Op-ed: The generic term ‘holocaust’ is being used in common popular discourse to describe many of the atrocities committed around the world. Will persistent historians succeed in teaching the world that the annihilation of Jews was a unique act? Probably not. In a few years’ time, the details will get lost in the sea of oblivion.

Shortly after learning the extent of the Holocaust, we launched an effort to convince the world that our unique disaster justifies a unique solution—the establishment of a Jewish state.

At the same time, an accompanying voice said that the Holocaust should be seen as a warning against the satanic component in the nature of man and society. The devilishness could reemerge given a combination of rare, but not impossible, conditions. Jews won’t be its only victims.

These two messages don’t contradict each other, but the awareness of the masses seems to have trouble accepting them without one pushing the other one aside. Zionist PR tends to emphasize the unique message that brings Israel great profits, but the impact of our disaster has been growing weaker with the passage of time and the occurrence of other atrocities. The universal message has pushed the particular message aside. The Holocaust has become yet another genocide, one of many.

Auschwitz prisoners (Photo: AP)
Auschwitz prisoners (Photo: AP)


Let me try to describe the process: At first, attention was drawn to the fact that the Nazis murdered not only Jews, by also Gypsies, homosexuals and mentally ill people. Later on, people began wondering about the real difference between the extermination of the Jews and other events termed as “genocide.”

The questions focused on historical events like the massacre of the indigenous peoples of the Americas by Spanish forces in South and Central America, the massacre of native Americans in North America, the massacre of Aboriginal Australians, the killing of millions of African slaves on their way to slave states in America, the mass annihilation of native Congolese by the Belgians, the massacre of Armenians by the Turks, the killing of at least one million people by the Americans in Vietnam, the extermination of the Tutsi by the Hutu in Rwanda, the starving to death of residents of the Biafra district in Nigeria, the systematic killing of minorities in Cambodia, and many other massacres in which the number of victims was far higher than the six million we lost.

Now, many of these events are categorized under the generic term “holocaust,” which is used in the common popular discourse in the world as an equivalent to “genocide.” The next stage is applying the term to inhuman things as well. People talk about a “cultural holocaust,” which is an intentional effort to erase the culture of a specific group, and even about the holocaust of animals slaughtered for food.

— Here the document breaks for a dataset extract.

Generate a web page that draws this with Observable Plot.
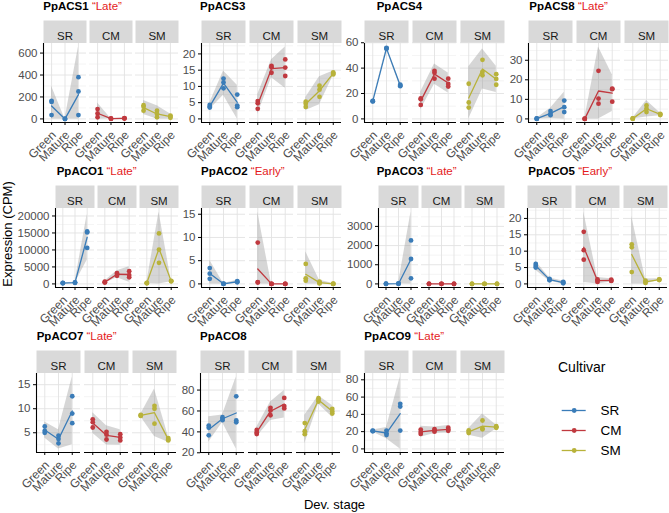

In light of the modified meaning of the term “Holocaust,” persistent historians have been trying to teach us that the annihilation of Jews was a unique act. There was no instance before the Holocaust in which a state had planned and systematically executed the murder of a public for reasons that cannot be rationally explained.

Refugee camp in Rwanda, 1996 (Photo: AFP)
Refugee camp in Rwanda, 1996 (Photo: AFP)


Colonialists eliminated millions of people to take over their lands and their nature resources; followers of one religion violently destroyed the believers of a competing religion; slaves dropped like flies on ships transporting them from Africa; nations slaughtered their neighbors for fear of being attacked by them; and tyrants murdered to secure their rule.

None of these explanations applies to the Nazis’ actions. The Jews didn’t compete with the Nazis over material resources, they weren’t turned into slaves to make use of their labor force, they weren’t members of an exploitative class that had to be removed from power, and they didn’t hold a shared ideology that jeopardized the government’s worldview.

They were annihilated, according to the Nazi perception, to liberate humanity from animals who are not humans, but something between a human being and an ape. Precisely because of its particular resemblance to a human being, this creature, the Jew, can act like a virus, infiltrating the Aryan race’s healthy tissue. The difference between this creature and man is biological, it is unrepairable, and that’s why it has to be annihilated. Everything must be sacrificed for this sacred mission, they explained, even if the effort consumes resources needed to win the war.

Will these scholarly explanations succeed in clarifying to many people why the Holocaust is such a unique event? I doubt it. In a few years’ time, the details will get lost in the sea of oblivion. It’s very distressing. We mustn’t give up, but we must be prepared.